High Court illuminates challenges in enforcing international arbitration awards against sovereign states and EU law intersection.

Citation: [2024] EWHC 82 (Comm)
Judgment on


In the case of Operafund Eco-Invest Sicav PLC & Anor v Kingdom of Spain, various legal principles and complexities regarding international investment arbitration, state immunity, and full and frank disclosure have been illuminated by the High Court. This case has shed light on the procedural and substantive challenges associated with the enforcement of international arbitration awards against sovereign states and how European Union (EU) law intersects with this arena. The judgment presents key issues that are central to the understanding of arbitral enforcement in the UK’s legal framework, particularly under the Arbitration (International Investment Disputes) Act 1966.

Key Facts

The case involves two claimants, Operafund Eco-Invest SICAV PLC and Schwab Holding AG, who obtained an arbitration award against Spain under the ICSID Convention. The claimants sought the enforcement of the award in the UK, which led to the Registration Order by Justice Cockerill. Spain challenged this Order, asserting state immunity and alleging that the claimants failed to disclose all relevant information during the ex parte application for the registration. The challenge to the jurisdiction of both the ICSID tribunal and the court invokes European Union law, referencing decisions by the Court of Justice of the European Union (CJEU) on the incompatibility of arbitration agreements with EU law.

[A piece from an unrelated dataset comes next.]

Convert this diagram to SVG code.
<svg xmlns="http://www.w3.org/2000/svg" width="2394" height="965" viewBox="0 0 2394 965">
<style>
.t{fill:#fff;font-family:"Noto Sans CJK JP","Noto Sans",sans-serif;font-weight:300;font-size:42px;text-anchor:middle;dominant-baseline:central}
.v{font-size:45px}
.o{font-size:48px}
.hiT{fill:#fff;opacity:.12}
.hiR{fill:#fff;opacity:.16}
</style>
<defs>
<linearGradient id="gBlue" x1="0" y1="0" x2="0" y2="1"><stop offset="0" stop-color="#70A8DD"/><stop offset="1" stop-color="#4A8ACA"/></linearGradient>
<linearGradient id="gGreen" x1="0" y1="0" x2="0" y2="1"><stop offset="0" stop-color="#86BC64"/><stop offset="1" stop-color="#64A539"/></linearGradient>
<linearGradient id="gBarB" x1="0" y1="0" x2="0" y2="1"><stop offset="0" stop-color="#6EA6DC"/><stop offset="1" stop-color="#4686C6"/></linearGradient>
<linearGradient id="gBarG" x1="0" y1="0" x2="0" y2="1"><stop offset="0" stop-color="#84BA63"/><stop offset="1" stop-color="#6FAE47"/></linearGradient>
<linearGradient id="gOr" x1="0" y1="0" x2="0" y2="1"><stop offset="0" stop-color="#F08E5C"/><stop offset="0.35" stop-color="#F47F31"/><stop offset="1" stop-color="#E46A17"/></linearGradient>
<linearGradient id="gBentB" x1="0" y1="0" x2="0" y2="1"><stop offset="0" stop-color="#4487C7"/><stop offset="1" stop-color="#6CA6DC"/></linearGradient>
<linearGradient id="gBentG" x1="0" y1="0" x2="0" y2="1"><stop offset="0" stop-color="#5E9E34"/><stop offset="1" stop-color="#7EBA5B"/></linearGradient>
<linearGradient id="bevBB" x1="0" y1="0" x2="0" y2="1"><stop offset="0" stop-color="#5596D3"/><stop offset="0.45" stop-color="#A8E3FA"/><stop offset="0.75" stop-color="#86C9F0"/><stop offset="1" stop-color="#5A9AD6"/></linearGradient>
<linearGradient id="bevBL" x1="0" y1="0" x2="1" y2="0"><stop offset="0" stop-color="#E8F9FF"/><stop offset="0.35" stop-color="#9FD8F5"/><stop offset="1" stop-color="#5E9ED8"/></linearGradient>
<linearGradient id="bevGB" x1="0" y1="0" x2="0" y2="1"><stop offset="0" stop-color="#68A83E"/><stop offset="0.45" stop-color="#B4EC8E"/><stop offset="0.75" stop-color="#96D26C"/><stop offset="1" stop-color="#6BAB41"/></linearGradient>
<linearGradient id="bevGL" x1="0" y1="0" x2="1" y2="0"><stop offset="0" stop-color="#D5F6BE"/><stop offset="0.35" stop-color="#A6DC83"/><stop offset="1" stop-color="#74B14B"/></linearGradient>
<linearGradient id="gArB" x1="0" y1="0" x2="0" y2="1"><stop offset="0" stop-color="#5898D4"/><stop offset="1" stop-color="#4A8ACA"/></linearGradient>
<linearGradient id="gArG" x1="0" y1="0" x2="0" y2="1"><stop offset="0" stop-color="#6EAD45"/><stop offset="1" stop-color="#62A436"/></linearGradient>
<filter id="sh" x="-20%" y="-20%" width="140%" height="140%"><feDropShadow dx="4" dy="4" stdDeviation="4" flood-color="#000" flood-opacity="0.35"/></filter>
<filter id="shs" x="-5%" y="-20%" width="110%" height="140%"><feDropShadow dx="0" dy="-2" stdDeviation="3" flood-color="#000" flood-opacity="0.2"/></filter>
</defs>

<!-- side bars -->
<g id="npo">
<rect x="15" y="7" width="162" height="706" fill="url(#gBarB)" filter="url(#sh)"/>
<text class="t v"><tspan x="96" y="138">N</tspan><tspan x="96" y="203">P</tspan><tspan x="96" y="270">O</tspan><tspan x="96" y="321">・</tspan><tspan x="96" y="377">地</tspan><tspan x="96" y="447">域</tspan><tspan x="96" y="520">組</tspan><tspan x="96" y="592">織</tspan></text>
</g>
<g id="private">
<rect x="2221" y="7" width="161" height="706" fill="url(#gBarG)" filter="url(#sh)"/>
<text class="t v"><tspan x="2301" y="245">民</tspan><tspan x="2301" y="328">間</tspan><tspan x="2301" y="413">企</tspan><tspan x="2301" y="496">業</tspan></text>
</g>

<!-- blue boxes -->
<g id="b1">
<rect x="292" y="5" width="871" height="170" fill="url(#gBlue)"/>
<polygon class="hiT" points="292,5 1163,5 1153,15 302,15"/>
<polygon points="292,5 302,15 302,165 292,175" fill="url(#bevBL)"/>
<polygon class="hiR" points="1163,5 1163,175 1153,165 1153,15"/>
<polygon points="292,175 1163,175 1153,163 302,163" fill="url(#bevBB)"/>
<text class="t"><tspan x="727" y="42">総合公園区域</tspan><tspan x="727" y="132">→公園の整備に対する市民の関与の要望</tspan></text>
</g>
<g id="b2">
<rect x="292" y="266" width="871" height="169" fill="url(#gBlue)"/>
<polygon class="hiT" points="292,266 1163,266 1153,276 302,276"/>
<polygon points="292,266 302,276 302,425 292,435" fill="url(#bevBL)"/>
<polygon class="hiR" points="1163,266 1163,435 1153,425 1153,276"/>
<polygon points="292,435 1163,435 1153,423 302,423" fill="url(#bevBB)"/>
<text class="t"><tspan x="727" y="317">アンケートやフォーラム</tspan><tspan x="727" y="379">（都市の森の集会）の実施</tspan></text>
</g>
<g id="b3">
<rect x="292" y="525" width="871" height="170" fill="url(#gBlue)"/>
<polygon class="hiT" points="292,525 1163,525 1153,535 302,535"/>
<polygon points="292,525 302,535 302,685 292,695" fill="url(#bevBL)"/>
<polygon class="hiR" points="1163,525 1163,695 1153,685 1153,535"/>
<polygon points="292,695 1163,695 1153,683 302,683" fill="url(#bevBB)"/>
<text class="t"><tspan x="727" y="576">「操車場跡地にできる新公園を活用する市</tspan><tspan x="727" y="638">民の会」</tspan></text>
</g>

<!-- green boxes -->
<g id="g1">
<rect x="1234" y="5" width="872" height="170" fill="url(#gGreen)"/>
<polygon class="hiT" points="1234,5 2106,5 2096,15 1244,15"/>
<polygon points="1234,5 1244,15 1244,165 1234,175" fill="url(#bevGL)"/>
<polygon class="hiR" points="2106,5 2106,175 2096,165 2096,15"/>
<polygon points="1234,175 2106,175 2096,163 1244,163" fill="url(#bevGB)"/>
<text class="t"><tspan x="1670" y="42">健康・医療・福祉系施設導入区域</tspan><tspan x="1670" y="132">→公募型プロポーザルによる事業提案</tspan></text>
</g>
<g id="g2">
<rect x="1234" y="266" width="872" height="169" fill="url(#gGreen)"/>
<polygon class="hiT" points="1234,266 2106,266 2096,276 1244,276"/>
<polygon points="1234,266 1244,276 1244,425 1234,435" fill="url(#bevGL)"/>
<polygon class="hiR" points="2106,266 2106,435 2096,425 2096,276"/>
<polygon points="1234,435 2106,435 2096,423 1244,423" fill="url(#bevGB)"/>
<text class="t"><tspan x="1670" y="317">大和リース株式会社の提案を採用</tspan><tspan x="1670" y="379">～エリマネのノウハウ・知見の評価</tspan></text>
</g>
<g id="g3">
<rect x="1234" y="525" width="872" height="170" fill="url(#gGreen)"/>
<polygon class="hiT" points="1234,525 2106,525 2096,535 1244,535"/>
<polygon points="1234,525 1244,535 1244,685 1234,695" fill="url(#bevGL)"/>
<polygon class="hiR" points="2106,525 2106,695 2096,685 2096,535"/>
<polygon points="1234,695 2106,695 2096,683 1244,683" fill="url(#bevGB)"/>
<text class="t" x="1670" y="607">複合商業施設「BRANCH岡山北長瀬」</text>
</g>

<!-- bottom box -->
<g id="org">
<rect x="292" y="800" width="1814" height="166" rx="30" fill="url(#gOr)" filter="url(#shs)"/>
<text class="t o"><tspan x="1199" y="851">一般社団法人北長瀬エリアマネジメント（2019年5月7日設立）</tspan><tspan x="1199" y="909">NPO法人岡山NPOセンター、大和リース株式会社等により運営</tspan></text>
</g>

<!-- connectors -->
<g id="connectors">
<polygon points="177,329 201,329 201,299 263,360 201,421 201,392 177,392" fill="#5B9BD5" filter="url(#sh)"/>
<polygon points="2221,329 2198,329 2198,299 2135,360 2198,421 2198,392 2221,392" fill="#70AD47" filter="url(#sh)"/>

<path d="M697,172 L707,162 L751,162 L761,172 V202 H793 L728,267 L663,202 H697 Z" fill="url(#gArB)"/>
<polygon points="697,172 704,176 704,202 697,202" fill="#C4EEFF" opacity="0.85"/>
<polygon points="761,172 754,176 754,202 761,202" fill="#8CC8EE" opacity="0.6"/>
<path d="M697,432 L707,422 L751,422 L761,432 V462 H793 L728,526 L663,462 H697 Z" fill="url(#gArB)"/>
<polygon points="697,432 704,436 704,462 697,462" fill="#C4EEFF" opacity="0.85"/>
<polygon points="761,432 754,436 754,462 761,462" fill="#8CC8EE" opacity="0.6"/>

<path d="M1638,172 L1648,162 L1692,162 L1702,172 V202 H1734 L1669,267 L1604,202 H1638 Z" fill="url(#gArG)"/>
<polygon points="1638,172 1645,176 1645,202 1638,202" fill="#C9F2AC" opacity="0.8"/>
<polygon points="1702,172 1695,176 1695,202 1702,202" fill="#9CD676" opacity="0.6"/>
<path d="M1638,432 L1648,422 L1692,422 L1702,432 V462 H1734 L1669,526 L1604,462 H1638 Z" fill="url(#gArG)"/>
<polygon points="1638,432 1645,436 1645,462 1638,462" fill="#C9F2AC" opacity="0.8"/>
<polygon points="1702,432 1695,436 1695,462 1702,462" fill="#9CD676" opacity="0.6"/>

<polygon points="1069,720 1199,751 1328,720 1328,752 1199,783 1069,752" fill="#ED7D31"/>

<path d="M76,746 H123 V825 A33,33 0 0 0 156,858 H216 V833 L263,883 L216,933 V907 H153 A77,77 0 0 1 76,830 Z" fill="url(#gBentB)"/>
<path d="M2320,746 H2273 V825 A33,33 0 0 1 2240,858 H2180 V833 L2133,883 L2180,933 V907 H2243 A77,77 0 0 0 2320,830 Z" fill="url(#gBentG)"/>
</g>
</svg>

The High Court applied several legal principles in this analysis, among which the following are key:

Sovereign Immunity and ICSID Convention

Spain asserts its state immunity under the State Immunity Act 1978, claiming that it was not subject to the jurisdiction of English courts for the registration and enforcement of the arbitration award. The court discusses the compatibility of the ICSID Convention with state immunity, noting the pending Court of Appeal decision in the related case Infrastructure Services Luxembourg SARL & Energia Termosolar BV v Kingdom of Spain as a future determinant of the issue.

Full and Frank Disclosure

The requirement for full and frank disclosure in ex parte proceedings is a significant focus in this case. The court examines if the claimants disclosed all relevant information during their registration application and points out similar requirements as outlined in previous cases, notably Siporex Trade SA v Comdel Commodities Ltd and Gold Reserve Inc v Bolivarian Republic of Venezuela.

Procedural Approach for Registration Orders

The process of registering awards under the Arbitration (International Investment Disputes) Act 1966 follows specific rules outlined in the CPR Part 62.21. The judgment considers whether it is appropriate, based on procedure, to make such orders ex parte and notes previous judgments, including that in Unión Fenosa v Egypt, that support the adopted approach.


The High Court determined the following outcomes:

  1. State Immunity and Jurisdiction: The decision on state immunity and jurisdiction rests upon the pending Court of Appeal decision in Infrastructure Services Luxembourg SARL & Energia Termosolar BV v Kingdom of Spain. The Registration Order is not to be set aside until that decision, which will clarify if the court has jurisdiction to register the award.

  2. Full and Frank Disclosure: The court found no breach of the full and frank disclosure duty by the claimants in their application for the Order. References to anticipated Spanish arguments, including the impact of Achmea and Komstroy, demonstrated an effort to comply with the duty.

  3. Procedural Approach: The court validated the procedural approach of registering the award without a hearing, in accordance with the Commercial Court Guide and the Fenosa case.

  4. Operafund Holding AG and Schwab: The Unitary Award Issue remains unresolved until the Court of Appeal decision. Schwab’s application to separate its claim for enforcement from Operafund’s is also pending the appeal outcome.


The High Court in Operafund Eco-Invest Sicav PLC & Anor v Kingdom of Spain has reinforced the procedural framework surrounding the recognition and enforcement of ICSID awards in the UK, highlighting the balancing act between respecting state immunity and the enforcement of arbitration awards under international treaties. The judgment emphasizes the need for full disclosure in ex parte proceedings, particularly when state immunity is potentially at play. Ultimately, the High Court’s judgment waits upon the Court of Appeal’s decision in a related case to fully determine the intricacies of sovereign immunity and the rightful approach to enforcing ICSID awards against Member States of the EU. This case is an example of the complexities arising from the intersection of international arbitration and EU law, showcasing the evolving nature of this legal landscape.